Los efectos de esas pruebas han causado bastante preocupación. Como promedio, dijo The New York Times, menos de la mitad de los ejemplares analizados, fueron leídos hasta el final. La mayoría de los lectores abandonaron el escrutinio  en los primeros capítulos. Las mujeres demostraron más paciencia que los hombres a la hora de lidiar con bodrios. La mayoría, llegaron a las 50 páginas. Las más audaces, se rindieron finalmente en la página 100. Los hombres prefirieron dedicarse a otras tareas luego de escrutar 30 o 50 páginas. Apenas un cinco por ciento de los libros ofrecidos por Jellybooks fueron leídos en su totalidad por más de un 75 por ciento de los lectores.  

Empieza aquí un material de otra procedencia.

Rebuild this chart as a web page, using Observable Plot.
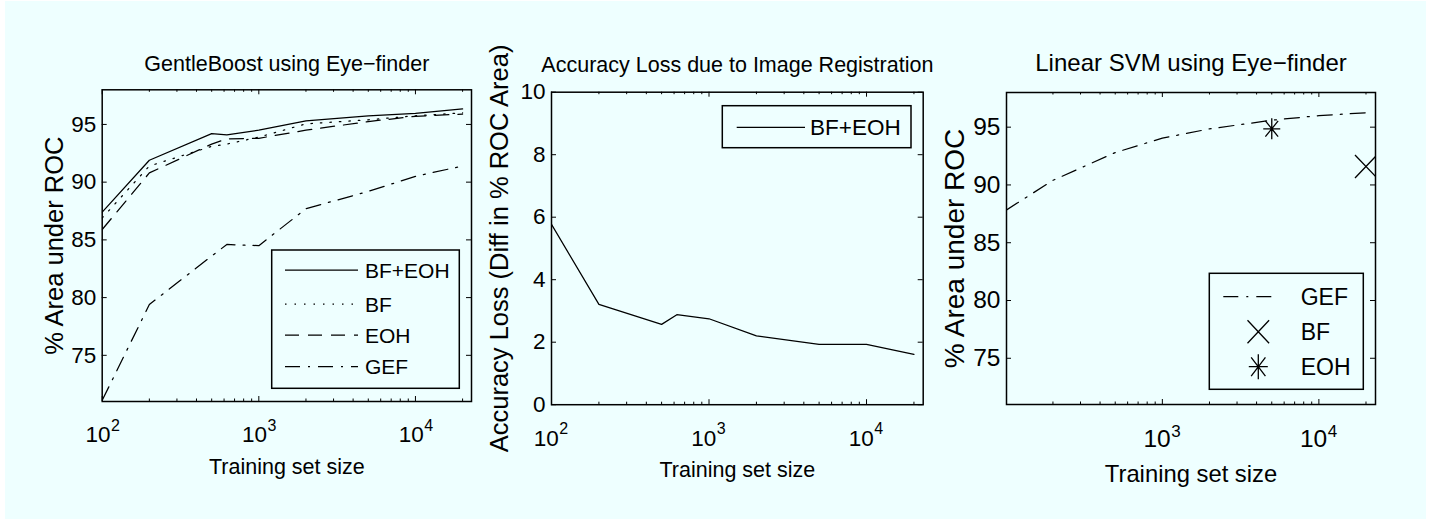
<!DOCTYPE html>
<html><head><meta charset="utf-8">
<script src="https://cdn.jsdelivr.net/npm/d3@7"></script>
<script src="https://cdn.jsdelivr.net/npm/@observablehq/plot@0.6"></script>
<style>
body{margin:0;background:#fff;}
#fig{position:relative;width:1445px;height:519px;overflow:hidden;}
#bg{position:absolute;left:5px;top:1px;width:1421px;height:518px;background:#eeffff;}
svg text{font-family:"Liberation Sans",Arial,Helvetica,sans-serif;}
</style></head><body><div id="fig"><div id="bg"></div></div>
<script>
// ---------- data ----------
const sizes = [100, 200, 500, 625, 1000, 2000, 5000, 10000, 20000];
const gbBfEoh = [87.4, 91.9, 94.2, 94.1, 94.5, 95.3, 95.75, 95.95, 96.35];
const gbBf    = [86.9, 91.4, 93.1, 93.3, 93.9, 95.05, 95.4, 95.75, 96.0];
const gbEoh   = [85.9, 90.8, 93.3, 93.75, 93.8, 94.5, 95.25, 95.7, 95.9];
const gbGef   = [71.1, 79.4, 83.6, 84.6, 84.5, 87.7, 89.2, 90.5, 91.4];
const lossBfEoh = [5.77, 3.21, 2.57, 2.88, 2.75, 2.20, 1.93, 1.93, 1.61];
const svmSizes = [100, 200, 500, 1000, 2000, 5000, 10000, 20000];
const svmGef   = [87.8, 90.4, 92.8, 94.05, 94.85, 95.6, 96.0, 96.25];
const svmBfX = [20000], svmBfY = [91.6];
const svmEohX = [5000], svmEohY = [94.86];
const xMajorTicks = [100, 1000, 10000];
const xTickExp = ["2", "3", "4"];
const xMinorTicks = [200,300,400,500,600,700,800,900,2000,3000,4000,5000,6000,7000,8000,9000,20000];
const rocTicks = [75, 80, 85, 90, 95];
const lossTicks = [0, 2, 4, 6, 8, 10];
const titles = ["GentleBoost using Eye\u2212finder", "Accuracy Loss due to Image Registration", "Linear SVM using Eye\u2212finder"];
const xLabel = "Training set size";
const yLabels = ["% Area under ROC", "Accuracy Loss (Diff in % ROC Area)", "% Area under ROC"];

const W = 1445, H = 519;
const FONT = '"Liberation Sans",Arial,Helvetica,sans-serif';
const DOT = "1.5,8", DASH = "14,9", DASHDOT = "15,8,2,8";
const LW = 1.25;

const tbl = (xs, ys) => xs.map((x, i) => ({x, y: ys[i]}));

function asteriskSym(sx, sy) {
  return {draw(ctx, size) {
    const r = Math.sqrt(size / Math.PI), w = r * sx, h = r * sy;
    ctx.moveTo(0, -h); ctx.lineTo(0, h);
    ctx.moveTo(-w, 0); ctx.lineTo(w, 0);
    ctx.moveTo(-w*0.75, -h*0.75); ctx.lineTo(w*0.75, h*0.75);
    ctx.moveTo(-w*0.75, h*0.75); ctx.lineTo(w*0.75, -h*0.75);
  }};
}
function timesSym(sx, sy) {
  return {draw(ctx, size) {
    const r = Math.sqrt(size / Math.PI), w = r * sx, h = r * sy;
    ctx.moveTo(-w, -h); ctx.lineTo(w, h);
    ctx.moveTo(-w, h); ctx.lineTo(w, -h);
  }};
}

function panel(cfg) {
  const [x0, x1, y0, y1] = cfg.frame;
  const xD = cfg.xDomain, yD = cfg.yDomain;
  const pxDec = (x1 - x0) / Math.log10(xD[1] / xD[0]);
  const pxY = (y1 - y0) / (yD[1] - yD[0]);
  const yu = px => px / pxY;
  const xm = px => Math.pow(10, px / pxDec);
  const majors = xMajorTicks.map((v, i) => ({v, e: xTickExp[i]})).filter(d => d.v >= xD[0] && d.v <= xD[1]);
  const minors = xMinorTicks.filter(v => v >= xD[0] && v <= xD[1]);
  const fs = cfg.fs;
  const marks = [
    ...cfg.marks,
    Plot.ruleX(majors, {x: "v", y1: yD[0], y2: yD[0] + yu(5), stroke: "black", strokeWidth: 1}),
    Plot.ruleX(majors, {x: "v", y1: yD[1], y2: yD[1] - yu(5), stroke: "black", strokeWidth: 1}),
    Plot.ruleX(minors, {x: d => d, y1: yD[0], y2: yD[0] + yu(2.5), stroke: "black", strokeWidth: 1}),
    Plot.ruleX(minors, {x: d => d, y1: yD[1], y2: yD[1] - yu(2.5), stroke: "black", strokeWidth: 1}),
    Plot.ruleY(cfg.yTicks, {y: d => d, x1: xD[0], x2: xD[0] * xm(5), stroke: "black", strokeWidth: 1}),
    Plot.ruleY(cfg.yTicks, {y: d => d, x1: xD[1], x2: xD[1] / xm(5), stroke: "black", strokeWidth: 1}),
    Plot.text(cfg.yTicks, {y: d => d, text: d => String(d), frameAnchor: "left", textAnchor: "end", dx: -6, lineAnchor: "middle", fontSize: fs.tick, fill: "black", fontFamily: FONT}),
    Plot.text(majors, {x: "v", text: () => "10", frameAnchor: "bottom", textAnchor: "end", dx: cfg.tenDx, dy: cfg.tenDy, lineAnchor: "bottom", fontSize: fs.tick, fill: "black", fontFamily: FONT}),
    Plot.text(majors, {x: "v", text: "e", frameAnchor: "bottom", textAnchor: "start", dx: cfg.tenDx + 0.5, dy: cfg.expDy, lineAnchor: "bottom", fontSize: fs.exp, fill: "black", fontFamily: FONT}),
    Plot.text([cfg.title], {text: d => d, frameAnchor: "top", textAnchor: "middle", dy: cfg.titleDy, lineAnchor: "bottom", fontSize: fs.title, fill: "black", fontFamily: FONT}),
    Plot.text([xLabel], {text: d => d, frameAnchor: "bottom", textAnchor: "middle", dy: cfg.xLabDy, lineAnchor: "bottom", fontSize: fs.xlab, fill: "black", fontFamily: FONT}),
    Plot.text([cfg.yLabel], {text: d => d, frameAnchor: "left", textAnchor: "middle", rotate: -90, dx: cfg.yLabDx, lineAnchor: "bottom", fontSize: fs.ylab, fill: "black", fontFamily: FONT}),
    Plot.frame({stroke: "black", strokeWidth: 1.5})
  ];
  const svg = Plot.plot({
    width: W, height: H,
    marginLeft: x0, marginRight: W - x1, marginTop: y0, marginBottom: H - y1,
    x: {type: "log", domain: xD, axis: null},
    y: {type: "linear", domain: yD, axis: null},
    style: {position: "absolute", left: "0px", top: "0px", background: "none", overflow: "visible", fontFamily: FONT},
    marks
  });
  // legend
  const L = cfg.legend;
  const g = d3.select(svg).append("g").attr("text-anchor", "start");
  g.append("rect").attr("x", L.box[0]).attr("y", L.box[2])
    .attr("width", L.box[1] - L.box[0]).attr("height", L.box[3] - L.box[2])
    .attr("fill", "#eeffff").attr("stroke", "black").attr("stroke-width", 1.5);
  L.entries.forEach((e, i) => {
    const y = L.ys[i];
    if (e.dash !== undefined) {
      g.append("line").attr("x1", L.line[0]).attr("x2", L.line[1]).attr("y1", y).attr("y2", y)
        .attr("stroke", "black").attr("stroke-width", LW).attr("stroke-dasharray", e.dash || null);
    }
    if (e.marker) {
      const p = d3.path();
      const mx = L.markerX, w = e.mw, h = e.mh;
      if (e.marker === "x") {
        p.moveTo(mx - w, y - h); p.lineTo(mx + w, y + h);
        p.moveTo(mx - w, y + h); p.lineTo(mx + w, y - h);
      } else {
        p.moveTo(mx, y - h); p.lineTo(mx, y + h);
        p.moveTo(mx - w, y); p.lineTo(mx + w, y);
        p.moveTo(mx - w*0.75, y - h*0.75); p.lineTo(mx + w*0.75, y + h*0.75);
        p.moveTo(mx - w*0.75, y + h*0.75); p.lineTo(mx + w*0.75, y - h*0.75);
      }
      g.append("path").attr("d", p.toString()).attr("fill", "none").attr("stroke", "black").attr("stroke-width", 1.3);
    }
    g.append("text").attr("x", L.textX).attr("y", y).attr("dy", "0.36em").attr("text-anchor", "start")
      .attr("font-size", L.fs).attr("fill", "black").style("font-family", FONT).text(e.label);
  });
  document.getElementById("fig").appendChild(svg);
}

// Panel 1: GentleBoost
panel({
  frame: [101.7, 471, 89.3, 401],
  xDomain: [100, 22800], yDomain: [71, 98], yTicks: rocTicks,
  title: titles[0], yLabel: yLabels[0],
  fs: {tick: 22.5, exp: 16, title: 21.5, xlab: 21.5, ylab: 25.5},
  tenDx: 8.3, tenDy: 40.7, expDy: 29, titleDy: -19.3, xLabDy: 72.3, yLabDx: -38.7,
  marks: [
    Plot.line(tbl(sizes, gbGef), {x: "x", y: "y", stroke: "black", strokeWidth: LW, strokeDasharray: DASHDOT, clip: true}),
    Plot.line(tbl(sizes, gbEoh), {x: "x", y: "y", stroke: "black", strokeWidth: LW, strokeDasharray: DASH, clip: true}),
    Plot.line(tbl(sizes, gbBf), {x: "x", y: "y", stroke: "black", strokeWidth: LW, strokeDasharray: DOT, clip: true}),
    Plot.line(tbl(sizes, gbBfEoh), {x: "x", y: "y", stroke: "black", strokeWidth: LW, clip: true})
  ],
  legend: {box: [271.7, 459.3, 250, 388.3], ys: [270, 304, 335, 366.7], line: [285, 358], textX: 365, fs: 21,
    entries: [{label: "BF+EOH", dash: ""}, {label: "BF", dash: DOT}, {label: "EOH", dash: DASH}, {label: "GEF", dash: DASHDOT}]}
});

// Panel 2: Accuracy loss
panel({
  frame: [551, 922.7, 91.7, 404.2],
  xDomain: [100, 22900], yDomain: [0, 10], yTicks: lossTicks,
  title: titles[1], yLabel: yLabels[1],
  fs: {tick: 22.5, exp: 16, title: 21.5, xlab: 21.5, ylab: 25.5},
  tenDx: 7.3, tenDy: 40.8, expDy: 29, titleDy: -20, xLabDy: 71.8, yLabDx: -44,
  marks: [
    Plot.line(tbl(sizes, lossBfEoh), {x: "x", y: "y", stroke: "black", strokeWidth: LW, clip: true})
  ],
  legend: {box: [722.3, 911, 105.7, 147.7], ys: [127.3], line: [736.7, 805], textX: 810, fs: 22.5,
    entries: [{label: "BF+EOH", dash: ""}]}
});

// Panel 3: Linear SVM
panel({
  frame: [1006, 1375, 92, 404],
  xDomain: [101, 23000], yDomain: [71, 98], yTicks: rocTicks,
  title: titles[2], yLabel: yLabels[2],
  fs: {tick: 24.5, exp: 17, title: 24, xlab: 23.8, ylab: 28},
  tenDx: 8.3, tenDy: 42.7, expDy: 32.7, titleDy: -21.3, xLabDy: 77.7, yLabDx: -43,
  marks: [
    Plot.line(tbl(svmSizes, svmGef), {x: "x", y: "y", stroke: "black", strokeWidth: LW, strokeDasharray: DASHDOT, clip: true}),
    Plot.dot(tbl(svmBfX, svmBfY), {x: "x", y: "y", r: 10, symbol: timesSym(1.1, 1.15), fill: "none", stroke: "black", strokeWidth: 1.3, clip: true}),
    Plot.dot(tbl(svmEohX, svmEohY), {x: "x", y: "y", r: 10, symbol: asteriskSym(0.85, 1.05), fill: "none", stroke: "black", strokeWidth: 1.3, clip: true})
  ],
  legend: {box: [1209.3, 1363.3, 273.3, 389.3], ys: [296.7, 331.7, 366.7], line: [1223.3, 1273.3], textX: 1300.7, fs: 23, markerX: 1258.3,
    entries: [{label: "GEF", dash: DASHDOT}, {label: "BF", marker: "x", mw: 10.8, mh: 11.5}, {label: "EOH", marker: "*", mw: 9.5, mh: 12.5}]}
});
</script></body></html>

Como resultado de esos experimentos, una editorial europea redujo drásticamente su presupuesto de mercadeo para un manuscrito por el cual había pagado mucho dinero. Los ejecutivos descubrieron que su codicia por el libro era insensata. El 90 por ciento de los lectores que recibieron una copia anticipada se hartaron del texto antes de llegar al quinto capítulo.
En cambio, una editorial alemana optó por aumentar la publicidad y el mercadeo de una novela de misterio, tras verificar que casi un 70 por ciento de los lectores había llegado hasta la palabra fin.
En otro caso, una novela escrita para un público adolescente, recibió un excelente veredicto de lectores adultos. Eso obligó a cambiar totalmente las operaciones de lanzamiento.
Es obvio que no hay dos lectores iguales. Quizás Jellybooks no se dirige al lector promedio. O la base de datos es reducida. La historia de la literatura está plagada de novelas que al principio no llamaron la atención, y luego se convirtieron en fenomenales bestsellers, como Catch–22 de Joseph Heller. Pero también la historia de la literatura abunda en obras que fueron recibidas por un coro unánime de elogios, y desaparecieron de la memoria popular con enorme rapidez.
Hay sin embargo algo que Jellybooks  busca, y que sus competidores desean encontrar: libros que sean devorados por los lectores, junto con autores capaces de proveer el interés y el entusiasmo necesario para mover las prensas.